Every line below is to be copied exactly, with the pictures left out.

**SOURCE RECORDS:**

━━━━

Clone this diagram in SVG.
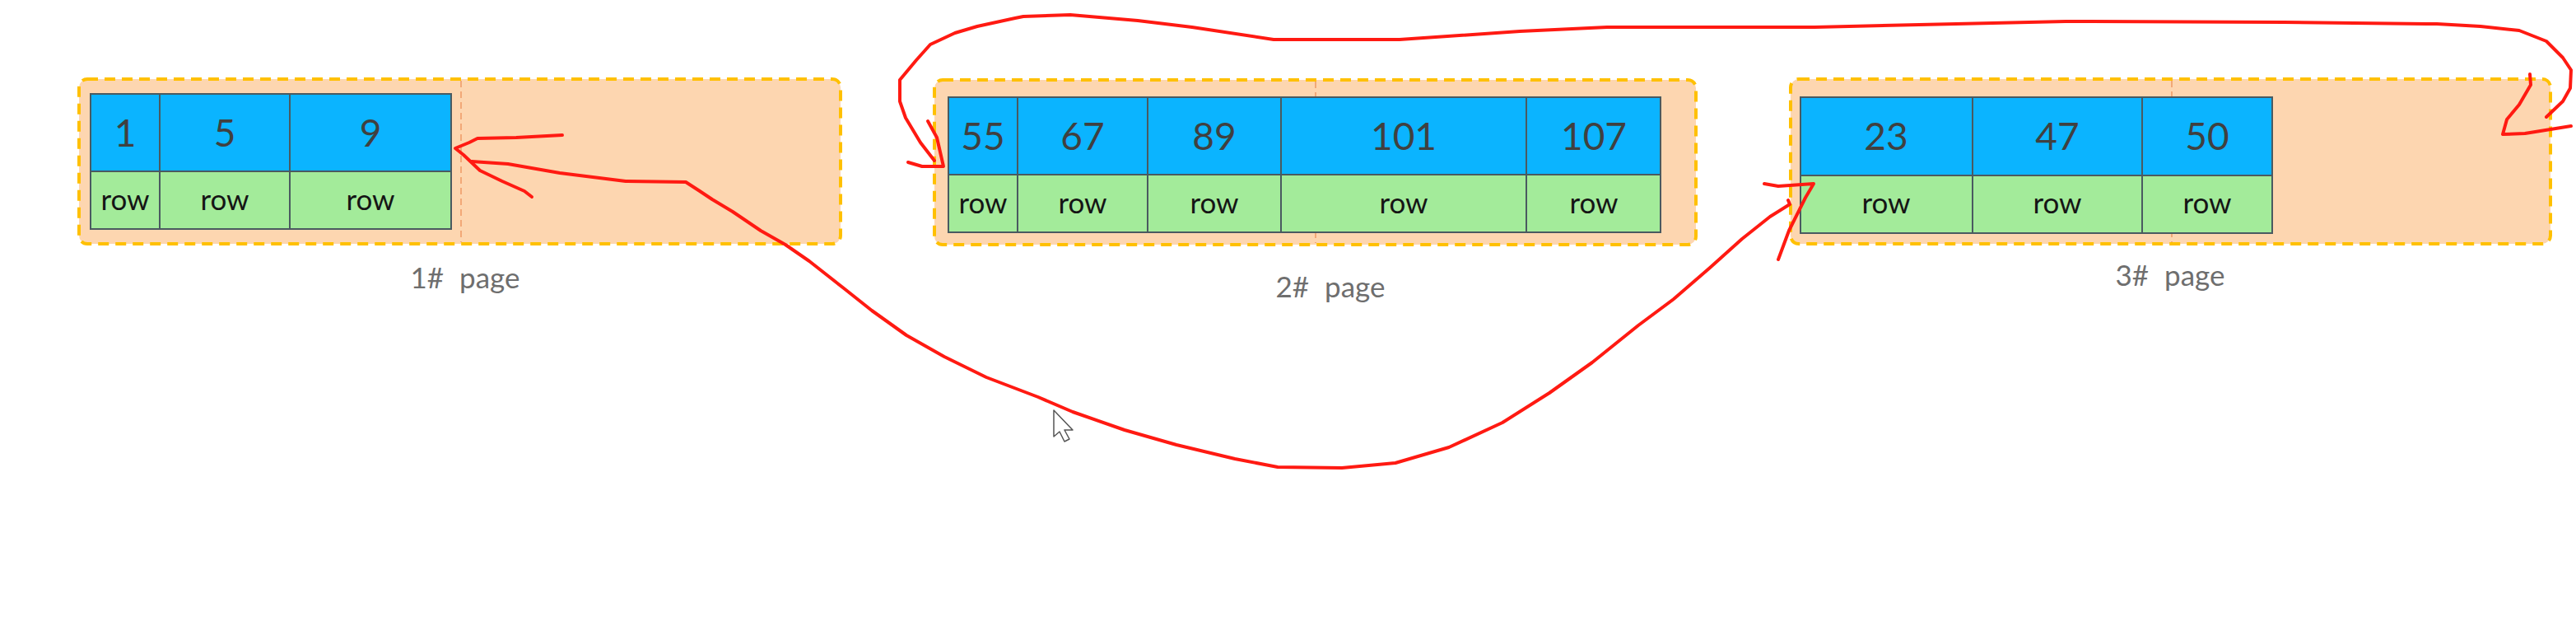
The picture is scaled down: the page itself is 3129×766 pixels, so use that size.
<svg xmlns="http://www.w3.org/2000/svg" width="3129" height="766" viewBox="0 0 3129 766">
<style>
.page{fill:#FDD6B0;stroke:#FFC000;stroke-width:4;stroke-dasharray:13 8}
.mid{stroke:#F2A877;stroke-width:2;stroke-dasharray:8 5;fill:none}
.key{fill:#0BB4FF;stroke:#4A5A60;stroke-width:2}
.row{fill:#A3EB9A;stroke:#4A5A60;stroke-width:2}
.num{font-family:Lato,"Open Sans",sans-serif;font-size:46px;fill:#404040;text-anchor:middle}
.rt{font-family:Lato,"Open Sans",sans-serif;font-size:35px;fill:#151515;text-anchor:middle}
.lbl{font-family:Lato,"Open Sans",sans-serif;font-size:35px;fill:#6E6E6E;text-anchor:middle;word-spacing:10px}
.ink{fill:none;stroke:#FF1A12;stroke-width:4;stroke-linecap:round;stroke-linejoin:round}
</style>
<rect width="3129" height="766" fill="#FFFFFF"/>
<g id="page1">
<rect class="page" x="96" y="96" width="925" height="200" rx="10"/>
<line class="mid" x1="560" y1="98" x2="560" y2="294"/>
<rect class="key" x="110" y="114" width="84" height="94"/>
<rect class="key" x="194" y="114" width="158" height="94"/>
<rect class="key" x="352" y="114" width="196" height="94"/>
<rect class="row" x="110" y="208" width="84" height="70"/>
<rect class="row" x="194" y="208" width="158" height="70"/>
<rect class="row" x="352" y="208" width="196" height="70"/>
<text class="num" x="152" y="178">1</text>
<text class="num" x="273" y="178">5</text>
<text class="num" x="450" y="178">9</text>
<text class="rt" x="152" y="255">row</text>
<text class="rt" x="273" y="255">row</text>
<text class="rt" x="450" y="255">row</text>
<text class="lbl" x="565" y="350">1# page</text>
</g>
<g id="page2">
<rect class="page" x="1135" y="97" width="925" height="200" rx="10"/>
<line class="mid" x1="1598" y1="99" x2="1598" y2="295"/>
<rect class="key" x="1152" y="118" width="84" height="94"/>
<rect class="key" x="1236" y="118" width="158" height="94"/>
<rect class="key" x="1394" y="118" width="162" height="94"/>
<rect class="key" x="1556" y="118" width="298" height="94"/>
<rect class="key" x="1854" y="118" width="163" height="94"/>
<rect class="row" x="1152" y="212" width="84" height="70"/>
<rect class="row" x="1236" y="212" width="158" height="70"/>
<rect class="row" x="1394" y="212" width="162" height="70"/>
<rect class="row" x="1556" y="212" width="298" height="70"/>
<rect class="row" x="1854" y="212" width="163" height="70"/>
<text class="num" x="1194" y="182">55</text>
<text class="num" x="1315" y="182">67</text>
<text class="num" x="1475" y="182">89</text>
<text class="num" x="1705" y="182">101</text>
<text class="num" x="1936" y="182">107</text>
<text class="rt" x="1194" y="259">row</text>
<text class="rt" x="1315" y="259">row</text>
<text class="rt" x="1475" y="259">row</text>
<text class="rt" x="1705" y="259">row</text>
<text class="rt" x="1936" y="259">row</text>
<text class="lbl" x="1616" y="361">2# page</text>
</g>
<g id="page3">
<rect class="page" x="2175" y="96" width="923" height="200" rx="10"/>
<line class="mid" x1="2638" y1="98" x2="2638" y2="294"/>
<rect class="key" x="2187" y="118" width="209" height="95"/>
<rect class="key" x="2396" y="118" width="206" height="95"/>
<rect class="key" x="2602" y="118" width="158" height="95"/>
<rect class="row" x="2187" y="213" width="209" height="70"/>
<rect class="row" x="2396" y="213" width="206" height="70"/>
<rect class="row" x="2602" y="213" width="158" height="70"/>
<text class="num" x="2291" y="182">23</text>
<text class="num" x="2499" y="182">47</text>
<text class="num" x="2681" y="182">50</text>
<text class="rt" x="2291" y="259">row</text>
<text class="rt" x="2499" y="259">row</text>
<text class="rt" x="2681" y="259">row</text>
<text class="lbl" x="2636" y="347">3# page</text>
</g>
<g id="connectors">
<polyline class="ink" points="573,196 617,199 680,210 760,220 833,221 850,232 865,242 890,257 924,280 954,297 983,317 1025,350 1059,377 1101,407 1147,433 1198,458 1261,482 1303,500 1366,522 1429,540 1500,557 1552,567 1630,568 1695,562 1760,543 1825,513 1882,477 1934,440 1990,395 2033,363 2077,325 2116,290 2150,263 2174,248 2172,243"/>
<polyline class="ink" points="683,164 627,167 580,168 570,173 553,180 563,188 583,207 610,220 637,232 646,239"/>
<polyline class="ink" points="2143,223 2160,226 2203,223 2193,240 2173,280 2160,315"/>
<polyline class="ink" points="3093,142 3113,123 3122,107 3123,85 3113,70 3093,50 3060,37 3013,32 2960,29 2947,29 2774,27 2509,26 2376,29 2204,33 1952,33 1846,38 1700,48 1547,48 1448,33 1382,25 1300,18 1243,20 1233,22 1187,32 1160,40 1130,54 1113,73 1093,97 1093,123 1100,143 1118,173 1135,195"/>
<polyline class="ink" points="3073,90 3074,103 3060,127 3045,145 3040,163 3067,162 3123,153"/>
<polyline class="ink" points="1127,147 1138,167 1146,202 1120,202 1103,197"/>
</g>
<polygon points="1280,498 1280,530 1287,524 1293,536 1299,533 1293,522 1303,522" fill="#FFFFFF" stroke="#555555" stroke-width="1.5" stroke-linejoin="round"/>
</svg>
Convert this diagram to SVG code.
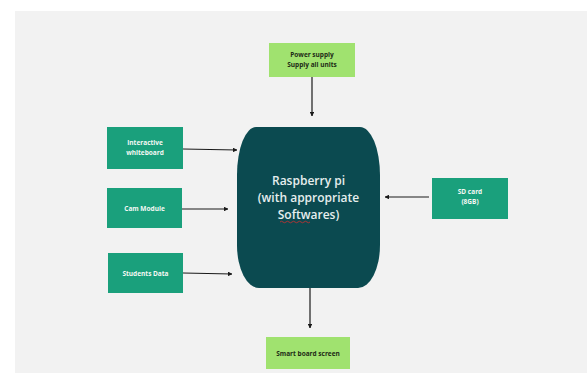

━━━━

**RESULT BELOW:**
Clone this diagram in SVG.
The picture is scaled down: the page itself is 3129×766 pixels, so use that size.
<svg xmlns="http://www.w3.org/2000/svg" width="3129" height="766" viewBox="0 0 3129 766">
<style>
.page{fill:#FDD6B0;stroke:#FFC000;stroke-width:4;stroke-dasharray:13 8}
.mid{stroke:#F2A877;stroke-width:2;stroke-dasharray:8 5;fill:none}
.key{fill:#0BB4FF;stroke:#4A5A60;stroke-width:2}
.row{fill:#A3EB9A;stroke:#4A5A60;stroke-width:2}
.num{font-family:Lato,"Open Sans",sans-serif;font-size:46px;fill:#404040;text-anchor:middle}
.rt{font-family:Lato,"Open Sans",sans-serif;font-size:35px;fill:#151515;text-anchor:middle}
.lbl{font-family:Lato,"Open Sans",sans-serif;font-size:35px;fill:#6E6E6E;text-anchor:middle;word-spacing:10px}
.ink{fill:none;stroke:#FF1A12;stroke-width:4;stroke-linecap:round;stroke-linejoin:round}
</style>
<rect width="3129" height="766" fill="#FFFFFF"/>
<g id="page1">
<rect class="page" x="96" y="96" width="925" height="200" rx="10"/>
<line class="mid" x1="560" y1="98" x2="560" y2="294"/>
<rect class="key" x="110" y="114" width="84" height="94"/>
<rect class="key" x="194" y="114" width="158" height="94"/>
<rect class="key" x="352" y="114" width="196" height="94"/>
<rect class="row" x="110" y="208" width="84" height="70"/>
<rect class="row" x="194" y="208" width="158" height="70"/>
<rect class="row" x="352" y="208" width="196" height="70"/>
<text class="num" x="152" y="178">1</text>
<text class="num" x="273" y="178">5</text>
<text class="num" x="450" y="178">9</text>
<text class="rt" x="152" y="255">row</text>
<text class="rt" x="273" y="255">row</text>
<text class="rt" x="450" y="255">row</text>
<text class="lbl" x="565" y="350">1# page</text>
</g>
<g id="page2">
<rect class="page" x="1135" y="97" width="925" height="200" rx="10"/>
<line class="mid" x1="1598" y1="99" x2="1598" y2="295"/>
<rect class="key" x="1152" y="118" width="84" height="94"/>
<rect class="key" x="1236" y="118" width="158" height="94"/>
<rect class="key" x="1394" y="118" width="162" height="94"/>
<rect class="key" x="1556" y="118" width="298" height="94"/>
<rect class="key" x="1854" y="118" width="163" height="94"/>
<rect class="row" x="1152" y="212" width="84" height="70"/>
<rect class="row" x="1236" y="212" width="158" height="70"/>
<rect class="row" x="1394" y="212" width="162" height="70"/>
<rect class="row" x="1556" y="212" width="298" height="70"/>
<rect class="row" x="1854" y="212" width="163" height="70"/>
<text class="num" x="1194" y="182">55</text>
<text class="num" x="1315" y="182">67</text>
<text class="num" x="1475" y="182">89</text>
<text class="num" x="1705" y="182">101</text>
<text class="num" x="1936" y="182">107</text>
<text class="rt" x="1194" y="259">row</text>
<text class="rt" x="1315" y="259">row</text>
<text class="rt" x="1475" y="259">row</text>
<text class="rt" x="1705" y="259">row</text>
<text class="rt" x="1936" y="259">row</text>
<text class="lbl" x="1616" y="361">2# page</text>
</g>
<g id="page3">
<rect class="page" x="2175" y="96" width="923" height="200" rx="10"/>
<line class="mid" x1="2638" y1="98" x2="2638" y2="294"/>
<rect class="key" x="2187" y="118" width="209" height="95"/>
<rect class="key" x="2396" y="118" width="206" height="95"/>
<rect class="key" x="2602" y="118" width="158" height="95"/>
<rect class="row" x="2187" y="213" width="209" height="70"/>
<rect class="row" x="2396" y="213" width="206" height="70"/>
<rect class="row" x="2602" y="213" width="158" height="70"/>
<text class="num" x="2291" y="182">23</text>
<text class="num" x="2499" y="182">47</text>
<text class="num" x="2681" y="182">50</text>
<text class="rt" x="2291" y="259">row</text>
<text class="rt" x="2499" y="259">row</text>
<text class="rt" x="2681" y="259">row</text>
<text class="lbl" x="2636" y="347">3# page</text>
</g>
<g id="connectors">
<polyline class="ink" points="573,196 617,199 680,210 760,220 833,221 850,232 865,242 890,257 924,280 954,297 983,317 1025,350 1059,377 1101,407 1147,433 1198,458 1261,482 1303,500 1366,522 1429,540 1500,557 1552,567 1630,568 1695,562 1760,543 1825,513 1882,477 1934,440 1990,395 2033,363 2077,325 2116,290 2150,263 2174,248 2172,243"/>
<polyline class="ink" points="683,164 627,167 580,168 570,173 553,180 563,188 583,207 610,220 637,232 646,239"/>
<polyline class="ink" points="2143,223 2160,226 2203,223 2193,240 2173,280 2160,315"/>
<polyline class="ink" points="3093,142 3113,123 3122,107 3123,85 3113,70 3093,50 3060,37 3013,32 2960,29 2947,29 2774,27 2509,26 2376,29 2204,33 1952,33 1846,38 1700,48 1547,48 1448,33 1382,25 1300,18 1243,20 1233,22 1187,32 1160,40 1130,54 1113,73 1093,97 1093,123 1100,143 1118,173 1135,195"/>
<polyline class="ink" points="3073,90 3074,103 3060,127 3045,145 3040,163 3067,162 3123,153"/>
<polyline class="ink" points="1127,147 1138,167 1146,202 1120,202 1103,197"/>
</g>
<polygon points="1280,498 1280,530 1287,524 1293,536 1299,533 1293,522 1303,522" fill="#FFFFFF" stroke="#555555" stroke-width="1.5" stroke-linejoin="round"/>
</svg>
Convert this diagram to SVG code.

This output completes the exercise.